目次  (あらすじはこちら へ)


嫡子・藤丸お茶に粉を入れた騒動が落ち着いた所に、またしても事件が起こった。

今度は、藤丸の異母弟・松千代が毒を盛らせたというのだ。

病に倒れたというので、医者が見立てた所、毒を飲んだ形跡があった。

幸い微量だったので、大事には至らなかった。


そこで、守り役の青木が周囲を調べると、女中部屋から毒が入った入れ物が見付かった。

しかし、入れ物の持ち主の女中は、姿をくらませてしまった。


早速、生母のお春の方は、藩主に警備の者を増やす事を願い出た。

藩主は、直ぐにこれを受け入れた。

その時に、加藤は警備の者に自分の家来を推薦し、お春の方の口利きもあったので、藩主はこれも了承した。

これには、城代家老・大杉も反対は出来なかった。


最初は、大杉はこの騒動の裏に加藤が絡んでいたと推測していたが、加藤の元へ忍び込ませていた配下の者の話だと、加藤は何も行動していないと言う。


その内に、藤丸と松千代の事件は、謎の隠密が引き起こしたという噂が藩士の間に広まった。

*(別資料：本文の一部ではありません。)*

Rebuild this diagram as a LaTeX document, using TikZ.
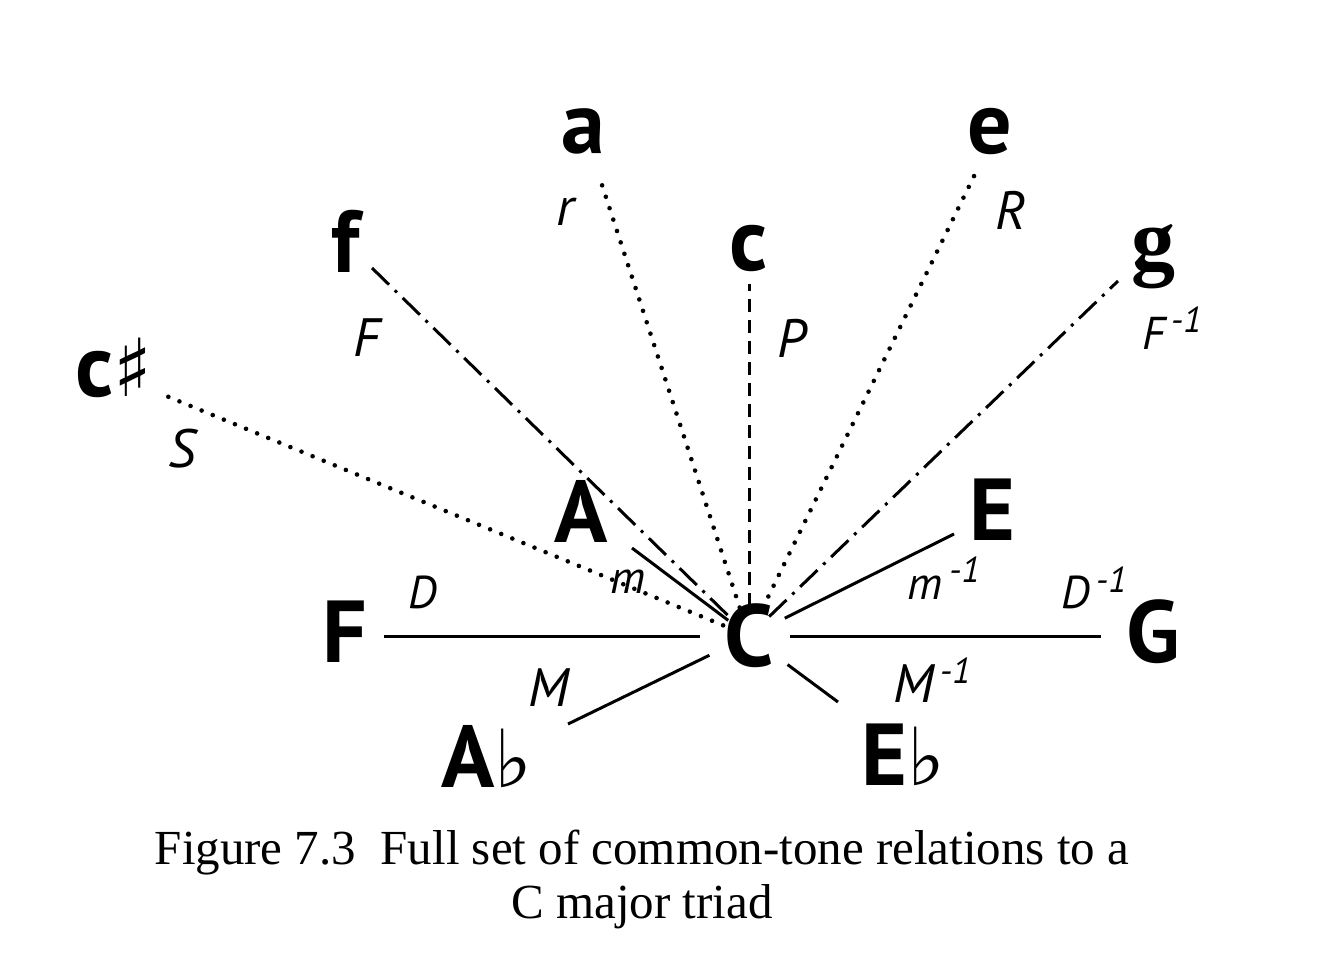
\documentclass[tikz,border=0pt]{standalone}
\usepackage{fontspec}
\setmainfont{PT Sans}
\newfontfamily\capfont{Liberation Serif}
\newfontfamily\symfont{DejaVu Sans}
\usetikzlibrary{calc}
\newcommand{\supinv}{\raisebox{0.36em}{\fontsize{36}{36}\selectfont\,-1}}
\newcommand{\flatsign}{{\symfont\mdseries\fontsize{80}{80}\selectfont ♭}}
\newcommand{\sharpsign}{{\symfont\bfseries\fontsize{80}{80}\selectfont ♯}}
\begin{document}
\begin{tikzpicture}[x=1pt,y=-1pt,
  big/.style={font=\fontsize{88}{88}\selectfont\bfseries, inner sep=0pt},
  lab/.style={font=\fontsize{54}{54}\selectfont\itshape, inner sep=0pt},
  smalllab/.style={font=\fontsize{46}{46}\selectfont\itshape, inner sep=0pt},
  caption/.style={font=\fontsize{49}{49}\selectfont\capfont, inner sep=0pt, anchor=base},
  solidline/.style={line width=3pt},
  dotline/.style={line width=4.6pt, line cap=round, dash pattern=on 0pt off 12pt},
  dashline/.style={line width=3pt, dash pattern=on 13pt off 8pt},
  dashdotline/.style={line width=3pt, dash pattern=on 24pt off 8pt on 3pt off 8pt}]
\useasboundingbox (0,0) rectangle (1320,978);
% chord nodes
\node[big] (C) at (749,636) {C};
\node[big] (F) at (345,632) {F};
\node[big] (G) at (1153,632) {G};
\node[big] (A) at (581,511) {A};
\node[big] (E) at (992,510) {E};
\node[big] (Ab) at (487,757) {A\flatsign};
\node[big] (Eb) at (903,755) {E\flatsign};
\node[big] (f) at (346,241) {f};
\node[big] (a) at (583,131) {a};
\node[big] (c) at (749,248) {c};
\node[big] (e) at (990,131) {e};
\node[big] (g) at (1153,257) {{\capfont\bfseries g}};
\node[big] (cs) at (114,368) {c\sharpsign};
% line ends
\coordinate (Fe) at (384,636);
\coordinate (Ge) at (1101,636);
\coordinate (Ae) at (632,548);
\coordinate (Ee) at (954,534);
\coordinate (Abe) at (568,724);
\coordinate (Ebe) at (838,702);
\coordinate (fe) at (372,268);
\coordinate (ae) at (602,185);
\coordinate (ce) at (749,284);
\coordinate (ee) at (977,170);
\coordinate (ge) at (1118,281);
\coordinate (cse) at (164,395);
% connectors
\draw[solidline, shorten <=49pt] (C.center) -- (Fe);
\draw[solidline, shorten <=41pt] (C.center) -- (Ge);
\draw[solidline, shorten <=44pt] (C.center) -- (Abe);
\draw[solidline, shorten <=48pt] (C.center) -- (Ebe);
\draw[solidline, shorten <=40pt] (C.center) -- (Ee);
\draw[solidline, shorten <=26pt] (C.center) -- (Ae);
\draw[dashdotline, shorten <=30pt] (C.center) -- (fe);
\draw[dashdotline, shorten <=28pt] (C.center) -- (ge);
\draw[dashline, shorten <=30pt] (C.center) -- (ce);
\draw[dotline, shorten <=30pt] (C.center) -- (ae);
\draw[dotline, shorten <=32pt] (C.center) -- (ee);
\draw[dotline, shorten <=28pt] (C.center) -- (cse);
% relation labels
\node[lab] (lr) at (565,212) {r};
\node[lab] (lR) at (1011,210) {R};
\node[lab] (lP) at (792,338) {P};
\node[lab] (lF) at (367,338) {F};
\node[lab] (lS) at (182,449) {S};
\node[smalllab] (lFi) at (1172,328) {F\supinv};
\node[smalllab] (lm) at (628,582) {m};
\node[smalllab] (lmi) at (944,578) {m\supinv};
\node[smalllab] (lD) at (423,592) {D};
\node[smalllab] (lDi) at (1094,588) {D\supinv};
\node[lab] (lM) at (549,688) {M};
\node[lab] (lMi) at (932,680) {M\supinv};
% caption
\node[caption] (cap1) at (642,864) {Figure 7.3\ \ Full set of common-tone relations to a};
\node[caption] (cap2) at (642,918) {C major triad};
\end{tikzpicture}
\end{document}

藤丸が老中の娘と婚約した事で、この小藩は幕府と繋がりが深くなる。

その事に異を唱える他藩が、隠密を使って2人に毒を盛ろうとしたと云う噂である。


大杉も、その噂を信じるようになった。

腹心の勘定奉行の香原も、同じであった。

2人ははお家騒動を防ぐために、家老・加藤が擁立を企てている松千代の暗殺を計画していたが、それを白紙に戻す他無かった。

自分達が探している清吉が、噂の隠密だとすると7年前の事件を探している理由が分かった気がした。

他藩がこの藩の弱みを、探そうとしているのだと思ったからだ。


大杉が、そう思ったのにはもう一つの理由があった。

それは、田島敬之助がまた出奔した事である。

今度は誰にも告げずに。

正体がばれそうなので、きっと隠密が田島を消したのだと大杉達は思った。


2人の会話を天上裏から覗いていた清吉は苦笑したが、これで大杉は迂闊には動けない筈だ。

この噂を流したのは、恐らく加藤派だと睨んでいた。

事実、藤丸に毒を入れていた。

加藤は薬物には明るく、親戚には御殿医や松千代の医者等がいる。

それを利用して、松千代にあえて毒を入れて、松千代の周りを固めたのであろう。

大杉は、もっと自分の探索に力を入れるであろう。

清吉は、気を引き締めて、その場を後にした。


それは、確かであった。

加藤の長男が、病床から策を講じていていたのだ。

松千代に微量の毒を入れたのは、守り役・青木であった。

罪を被った女中は、加藤派の手引きで安全な場所に隠れている。

噂を広めたのも、加藤の配下の者達である。

大杉が探させている隠密を、この騒動に便乗して利用したのだ。

そして、加藤派を探っている大杉の配下の者を調べ上げ、その者が難病の母親を抱えている事を知ると、治療と引き替えに、その者を寝返らせて、自分達の偽りの情報を大杉に渡していたのだ。


この噂を信じた大杉は、隠密探索に集中するとも、加藤の長男は読んでいた。

その隙に、こちらは藤丸暗殺計画を錬る事が出来ると。


加藤の長男は、清吉の事を軽く見ていた。

たがが昔をほじくる隠密に何が出来るかと、長男は思っていた。

あの件以来、天上に人の気配は無いので、きっとしっぽを巻いて逃げいているとも思っていた。


しかし、清吉がこの藩に留まり、長男が計画している藤丸暗殺を把握している事実は知らない。